In February 2015, the Texas Supreme Court issued its much-anticipated opinion in the Deepwater Horizon coverage litigation in response to questions certified by the Fifth Circuit in 2013. In an 8-1 opinion, the Texas high court limited the scope of additional insured coverage to liability assumed by the named insured in a drilling contract.

The named insured, Transocean Holdings, Inc. (“Transocean”), owned the Deepwater Horizon, a semi-submersible, mobile offshore drilling unit operated by the additional insured, BP PLC (“BP”), for the purpose of conducting exploratory drilling activities in the Gulf of Mexico. After an onboard explosion in April 2010, the rig caught fire, burned for more than a day, then fully submerged, killing eleven crew members and spewing millions of gallons of oil into the Gulf of Mexico.
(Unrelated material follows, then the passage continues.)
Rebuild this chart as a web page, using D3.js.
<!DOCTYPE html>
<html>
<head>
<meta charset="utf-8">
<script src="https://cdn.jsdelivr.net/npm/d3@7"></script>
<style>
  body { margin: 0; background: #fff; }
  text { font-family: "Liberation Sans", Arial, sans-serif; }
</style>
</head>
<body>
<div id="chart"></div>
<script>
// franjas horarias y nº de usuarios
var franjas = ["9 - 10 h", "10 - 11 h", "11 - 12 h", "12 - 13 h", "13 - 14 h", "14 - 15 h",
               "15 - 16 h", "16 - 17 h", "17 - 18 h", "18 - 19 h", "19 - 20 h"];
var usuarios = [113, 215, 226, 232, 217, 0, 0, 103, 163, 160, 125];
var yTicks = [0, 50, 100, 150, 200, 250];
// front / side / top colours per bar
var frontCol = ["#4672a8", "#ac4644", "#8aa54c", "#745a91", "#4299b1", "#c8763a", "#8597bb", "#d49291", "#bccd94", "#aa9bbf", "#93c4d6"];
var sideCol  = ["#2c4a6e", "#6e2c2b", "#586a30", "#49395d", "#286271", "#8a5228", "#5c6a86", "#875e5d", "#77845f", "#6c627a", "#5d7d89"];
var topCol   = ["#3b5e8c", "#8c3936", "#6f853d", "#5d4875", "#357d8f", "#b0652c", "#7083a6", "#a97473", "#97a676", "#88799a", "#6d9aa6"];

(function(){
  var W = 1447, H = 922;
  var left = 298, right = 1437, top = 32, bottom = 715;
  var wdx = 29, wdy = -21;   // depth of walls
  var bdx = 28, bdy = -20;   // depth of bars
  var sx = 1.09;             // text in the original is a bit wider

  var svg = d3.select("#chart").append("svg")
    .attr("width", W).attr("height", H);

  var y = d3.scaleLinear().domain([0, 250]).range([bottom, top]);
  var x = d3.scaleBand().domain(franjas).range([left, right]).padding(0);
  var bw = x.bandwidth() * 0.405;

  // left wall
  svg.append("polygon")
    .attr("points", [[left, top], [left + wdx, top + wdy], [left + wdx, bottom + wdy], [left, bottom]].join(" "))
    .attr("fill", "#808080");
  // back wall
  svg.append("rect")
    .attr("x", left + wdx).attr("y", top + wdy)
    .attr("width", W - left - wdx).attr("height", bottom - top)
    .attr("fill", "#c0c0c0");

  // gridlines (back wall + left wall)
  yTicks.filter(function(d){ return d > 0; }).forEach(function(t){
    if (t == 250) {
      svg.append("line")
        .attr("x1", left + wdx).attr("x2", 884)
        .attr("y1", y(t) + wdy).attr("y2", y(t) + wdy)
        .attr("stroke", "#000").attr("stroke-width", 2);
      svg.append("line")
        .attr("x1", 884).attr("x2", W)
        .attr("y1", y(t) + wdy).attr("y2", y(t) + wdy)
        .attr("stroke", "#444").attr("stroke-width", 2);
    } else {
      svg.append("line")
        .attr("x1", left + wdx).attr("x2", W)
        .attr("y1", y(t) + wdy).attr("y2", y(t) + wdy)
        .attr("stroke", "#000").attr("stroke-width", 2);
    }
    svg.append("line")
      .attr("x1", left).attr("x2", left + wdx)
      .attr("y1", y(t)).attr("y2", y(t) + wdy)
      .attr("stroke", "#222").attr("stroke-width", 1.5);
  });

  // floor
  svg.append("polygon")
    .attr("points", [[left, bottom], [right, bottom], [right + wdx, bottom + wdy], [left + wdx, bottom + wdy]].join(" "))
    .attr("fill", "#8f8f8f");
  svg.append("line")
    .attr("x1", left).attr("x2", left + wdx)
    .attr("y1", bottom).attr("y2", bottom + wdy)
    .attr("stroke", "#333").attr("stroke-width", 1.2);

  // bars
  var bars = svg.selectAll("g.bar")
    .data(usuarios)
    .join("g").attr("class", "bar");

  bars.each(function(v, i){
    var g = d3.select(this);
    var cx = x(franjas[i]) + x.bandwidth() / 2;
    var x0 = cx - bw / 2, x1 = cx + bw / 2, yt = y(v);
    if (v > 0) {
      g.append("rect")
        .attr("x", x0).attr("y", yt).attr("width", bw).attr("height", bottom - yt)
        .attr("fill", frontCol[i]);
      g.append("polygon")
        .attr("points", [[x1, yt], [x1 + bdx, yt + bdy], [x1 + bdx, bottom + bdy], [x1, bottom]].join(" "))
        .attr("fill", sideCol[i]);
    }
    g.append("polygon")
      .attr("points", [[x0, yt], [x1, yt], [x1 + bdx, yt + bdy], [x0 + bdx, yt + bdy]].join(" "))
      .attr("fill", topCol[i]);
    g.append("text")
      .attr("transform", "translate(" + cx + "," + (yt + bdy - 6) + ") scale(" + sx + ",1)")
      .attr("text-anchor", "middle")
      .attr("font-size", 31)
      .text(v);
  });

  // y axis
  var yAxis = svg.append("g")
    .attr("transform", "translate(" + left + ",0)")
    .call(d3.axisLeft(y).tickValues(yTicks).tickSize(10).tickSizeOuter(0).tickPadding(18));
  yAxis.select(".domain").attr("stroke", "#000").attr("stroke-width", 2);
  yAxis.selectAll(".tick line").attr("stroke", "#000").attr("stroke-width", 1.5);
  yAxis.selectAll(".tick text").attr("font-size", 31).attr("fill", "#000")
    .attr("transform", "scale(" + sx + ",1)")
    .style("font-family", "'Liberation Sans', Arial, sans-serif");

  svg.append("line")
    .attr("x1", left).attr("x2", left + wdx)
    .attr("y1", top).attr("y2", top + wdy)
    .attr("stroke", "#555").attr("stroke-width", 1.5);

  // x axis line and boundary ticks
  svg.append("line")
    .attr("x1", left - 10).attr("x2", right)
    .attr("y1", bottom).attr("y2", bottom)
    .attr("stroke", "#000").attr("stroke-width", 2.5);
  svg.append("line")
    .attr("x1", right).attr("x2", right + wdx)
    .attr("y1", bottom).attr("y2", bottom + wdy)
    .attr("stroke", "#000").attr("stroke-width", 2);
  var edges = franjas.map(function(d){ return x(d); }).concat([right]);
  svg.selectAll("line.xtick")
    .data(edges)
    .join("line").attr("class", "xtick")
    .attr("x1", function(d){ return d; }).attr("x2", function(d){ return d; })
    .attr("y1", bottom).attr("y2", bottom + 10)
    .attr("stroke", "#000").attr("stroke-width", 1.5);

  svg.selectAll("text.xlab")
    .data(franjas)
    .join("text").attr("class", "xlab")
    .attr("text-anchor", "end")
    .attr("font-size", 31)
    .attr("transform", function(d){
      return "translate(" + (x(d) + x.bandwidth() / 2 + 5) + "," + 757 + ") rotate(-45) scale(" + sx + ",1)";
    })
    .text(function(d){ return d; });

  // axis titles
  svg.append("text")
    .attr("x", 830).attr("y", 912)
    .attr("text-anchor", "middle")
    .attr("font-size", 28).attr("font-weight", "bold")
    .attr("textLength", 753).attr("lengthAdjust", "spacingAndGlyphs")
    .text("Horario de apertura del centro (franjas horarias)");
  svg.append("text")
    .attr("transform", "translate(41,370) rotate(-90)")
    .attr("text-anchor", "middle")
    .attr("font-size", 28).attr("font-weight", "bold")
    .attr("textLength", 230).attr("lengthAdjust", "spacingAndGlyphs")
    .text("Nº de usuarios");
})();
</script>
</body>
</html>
BP’s activities aboard the Deepwater Horizon were conducted pursuant to a drilling contract with Transocean, the rig’s owner. Pursuant to the drilling contract, Transocean assumed responsibility for and indemnified BP against all liability “for pollution or contamination, including control and removal thereof, originating on or above the surface of the land or water, from spills, leaks, or discharges of” various pollutants. BP assumed responsibility for and indemnified Transocean against all other liabilities. The contract required Transocean to maintain specified minimum insurance coverages for the benefit of BP. (As a supermajor oil company, BP self-insured its risks, since liability insurance for an operation of such magnitude would be cost prohibitive.) The extent to which these policies, with combined limits of $750M, covered BP’s pollution-related liabilities arising from the Deepwater Horizon explosion is the subject of the case.

The Holding

In the opinion, the Texas Supreme Court focused on “the interplay between the subject insurance policies and provisions in [the] drilling contract giving rise to Transocean’s obligation to name BP as an additional insured,” ruling Transocean’s policies effectively limited the scope of additional insured coverage afforded BP to only those liabilities assumed by Transocean in the drilling contract. Since Transocean had no liability for subsurface pollution, the court concluded, it had no obligation to name BP as an additional insured for purposes of those exposures. In the absence of such an obligation, the policies did not extend additional insured coverage to BP for its liability in connection with the Deepwater Horizon explosion.

Implications for Policyholders

The key takeaway from the original Deepwater Horizon decision arguably remains unchanged by Friday’s opinion. If the named insured intends to limit additional insured coverage to the scope of its indemnity and insurance obligations in an underlying contract, the policy should provide clear direction to that effect. While Deepwater Horizon permits consideration of contracts extrinsic to the policy if the policy so much as mentions an outside contract, tying coverage to an analysis of extrinsic contracts opens the door to significant uncertainty. To eliminate the risk of an unintended outcome, named insureds should have no difficulty negotiating restrictive additional insured provisions with their insurers, since the interests of both are served by limiting the scope of additional insured coverage.